Until July 2011. What changed was not law or regulation but the political climate. Before then, politicians regarded a close relationship with sections of the press – and in particular with those parts of it associated with Rupert Murdoch – as essential to gaining and retaining office. After that date, a close relationship with press barons became a liability. Wide-ranging investigation of journalistic wrongdoing and prosecutions followed.

The financial services sector

The analogy with British financial services regulation is again apparent. In July 2012, the Bank of England and the Financial Services Authority were able to insist on the resignation of Bob Diamond as chief executive of Barclays, and require the bank to make fundamental changes in its approach to business.

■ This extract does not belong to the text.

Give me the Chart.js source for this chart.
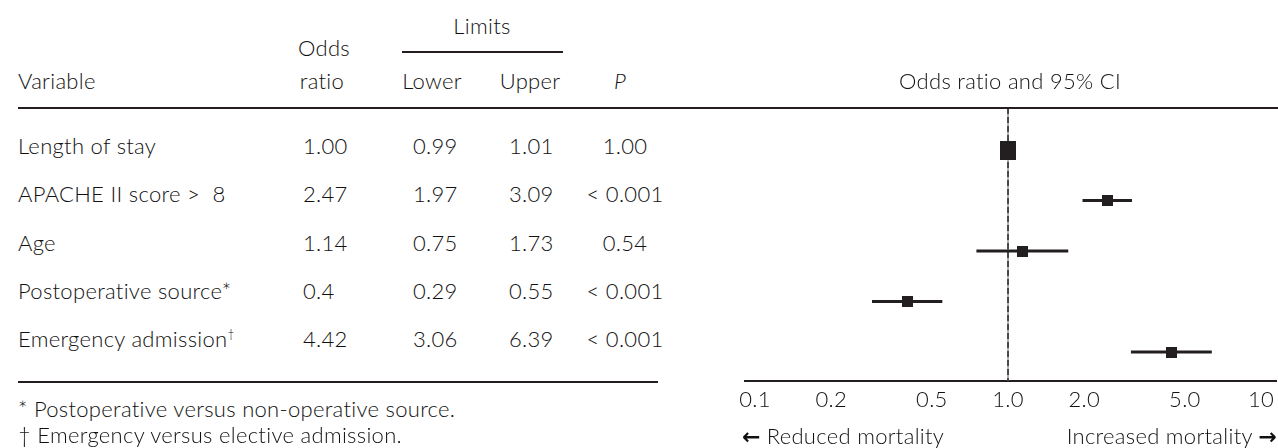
<!DOCTYPE html>
<html>
<head>
<meta charset="utf-8">
<script src="https://cdn.jsdelivr.net/npm/chart.js@4/dist/chart.umd.min.js"></script>
<style>
  html, body { margin:0; padding:0; background:#fff; }
  body { width:1278px; height:448px; position:relative; overflow:hidden;
         font-family: Lato, "Noto Sans", sans-serif; font-size:22px; font-weight:300;
         letter-spacing:0.3px; color:#111; }
  .t { position:absolute; line-height:24px; height:24px; white-space:nowrap; }
  .c { transform: translateX(-50%); }
  .hl { position:absolute; height:2px; background:#231f20; }
  .arr { font-family:"DejaVu Sans", sans-serif; font-weight:bold; font-size:22px; letter-spacing:0; }
  sup { font-size:12px; vertical-align: 9px; line-height:0; }
  #c { position:absolute; left:720px; top:0; }
</style>
</head>
<body>
<canvas id="c" width="563" height="448"></canvas>
<script>
// ---- data ----
const variables   = ["Length of stay", "APACHE II score >\u00a0 8", "Age", "Postoperative source*", "Emergency admission"];
const superscripts = ["", "", "", "", "\u2020"];
const oddsLabels  = ["1.00", "2.47", "1.14", "0.4", "4.42"];
const lowerLabels = ["0.99", "1.97", "0.75", "0.29", "3.06"];
const upperLabels = ["1.01", "3.09", "1.73", "0.55", "6.39"];
const pLabels     = ["1.00", "< 0.001", "0.54", "< 0.001", "< 0.001"];
const tickValues  = [0.1, 0.2, 0.5, 1, 2, 5, 10];
const tickLabels  = ["0.1", "0.2", "0.5", "1.0", "2.0", "5.0", "10"];
const footnotes   = ["* Postoperative versus non-operative source.", "\u2020 Emergency versus elective admission."];

const oddsRatio = oddsLabels.map(Number);
const lower = lowerLabels.map(Number);
const upper = upperLabels.map(Number);

// ---- table (HTML text) ----
function addText(html, x, yCenter, cls, extra) {
  const d = document.createElement('div');
  d.className = 't ' + (cls || '');
  d.style.left = x + 'px';
  d.style.top = (yCenter - 13) + 'px';
  if (extra) Object.assign(d.style, extra);
  d.innerHTML = html;
  document.body.appendChild(d);
  return d;
}
function addLine(x1, x2, y) {
  const d = document.createElement('div');
  d.className = 'hl';
  d.style.left = x1 + 'px';
  d.style.width = (x2 - x1) + 'px';
  d.style.top = (y - 1) + 'px';
  document.body.appendChild(d);
}

// headers
addText('Limits', 482, 27, 'c');
addLine(402, 563, 52);
addText('Odds', 324, 49, 'c');
addText('Variable', 18, 82);
addText('ratio', 322, 82, 'c');
addText('Lower', 432, 82, 'c');
addText('Upper', 530, 82, 'c');
addText('P', 620, 82, 'c', {fontStyle:'italic'});
addText('Odds ratio and 95% CI', 1010, 82, 'c');
addLine(18, 1278, 108);

// rows
variables.forEach((v, i) => {
  const y = 147 + i * 48.3;
  addText(v + (superscripts[i] ? '<sup>' + superscripts[i] + '</sup>' : ''), 18, y);
  addText(oddsLabels[i], 303, y);
  addText(lowerLabels[i], 413, y);
  addText(upperLabels[i], 509, y);
  addText(pLabels[i], 625, y, 'c');
});
addLine(18, 658, 382);
addText(footnotes[0], 18, 410);
addText(footnotes[1], 18, 436);

addText('<span class="arr">\u2190</span> Reduced mortality', 742, 437);
addText('Increased mortality <span class="arr">\u2192</span>', 1277, 437, '', {transform:'translateX(-100%)'});

// ---- forest plot (Chart.js) ----
function boxCanvas(w, h) {
  const cv = document.createElement('canvas');
  cv.width = w; cv.height = h;
  const cx = cv.getContext('2d');
  cx.fillStyle = '#231f20';
  cx.fillRect(0, 0, w, h);
  return cv;
}
const bigBox = boxCanvas(16, 19);
const smallBox = boxCanvas(11, 11);

const rows = variables.map((_, i) => i + 1);
const yMin = 0.168, yMax = 5.574;
const ink = '#231f20';

const datasets = [];
datasets.push({
  type: 'scatter',
  data: rows.map((r, i) => ({x: oddsRatio[i], y: r})),
  pointStyle: rows.map((r, i) => i === 0 ? bigBox : smallBox),
  pointRadius: 6,
  order: 0
});
rows.forEach((r, i) => {
  datasets.push({
    type: 'line',
    data: [{x: lower[i], y: r}, {x: upper[i], y: r}],
    borderColor: ink, borderWidth: 3, pointRadius: 0, borderCapStyle: 'butt',
    order: 1
  });
});
datasets.push({
  type: 'line',
  data: [{x: 1, y: yMin}, {x: 1, y: yMax}],
  borderColor: '#333', borderWidth: 1.6, borderDash: [6, 3], pointRadius: 0,
  order: 2
});
datasets.push({
  type: 'line',
  data: [{x: 1, y: yMin}, {x: 1, y: yMax}],
  borderColor: '#9a9a9a', borderWidth: 1.6, pointRadius: 0,
  order: 3
});

new Chart(document.getElementById('c'), {
  type: 'scatter',
  data: { datasets },
  options: {
    responsive: false,
    animation: false,
    events: [],
    layout: { padding: { left: 25, right: 0, top: 108, bottom: 37 } },
    plugins: { legend: { display: false }, tooltip: { enabled: false } },
    scales: {
      x: {
        type: 'logarithmic',
        min: 0.0913,
        max: 11.46,
        grid: { display: false, drawTicks: false },
        border: { display: true, color: ink, width: 2 },
        afterBuildTicks: (s) => { s.ticks = tickValues.map(v => ({ value: v })); },
        afterFit: (s) => { s.height = 30; s.paddingLeft = 0; s.paddingRight = 0; },
        ticks: {
          autoSkip: false, maxRotation: 0, padding: 6,
          color: '#111',
          font: { family: 'Lato', size: 22, weight: '300' },
          callback: (v, i) => tickLabels[i]
        }
      },
      y: {
        type: 'linear', display: false, reverse: true,
        min: yMin, max: yMax
      }
    }
  }
});
</script>
</body>
</html>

This was not because the regulators had obtained new information about the bank: the Libor rate-rigging scandal and other events that attracted justified criticism had been known to them for some time. Nor was their action facilitated by any change in regulatory rules or organisation. The power to blackball bank directors had always existed. The difference was the shift in political opinion that followed the public revelation of extensive misconduct.

But in financial services as in the newspaper industry, it is the mechanics and institutions of regulation that grab attention. What should be the composition and legal standing of a body that supervises the press? Should bank supervision be located in the central bank or some other place? Then we devise rules that would have prevented the latest crisis from happening if they had existed a decade earlier. The enduring metaphor of regulatory policy is the noise of stable doors being firmly shut behind the horse.

The content of rule books, the sanctions available to regulators and the composition of regulatory bodies are not trivial issues. But the principal reason both press and financial services regulation were lax is that political leaders wanted them to be lax.

In one case this is because they were intimidated by the perceived power of the press; in the other because they held an exaggerated view of the economic importance of the financial services industry and of the abilities of those who led it.

Political context

Regulation always operates in a political context. And so it should. Regulation is the means by which big industries are required to address wide public-policy concerns, and in a democratic society politics is the means by which these concerns are expressed. Independence should mean regulators are free to take day-to-day decisions free of political interference, not that regulators are free to define policy directions for themselves.

From Fukushima or press scandals, from the Challenger space shuttle or the financial crisis, we tend to blame the machine and the operatives for systems accidents. But real responsibility generally lies higher.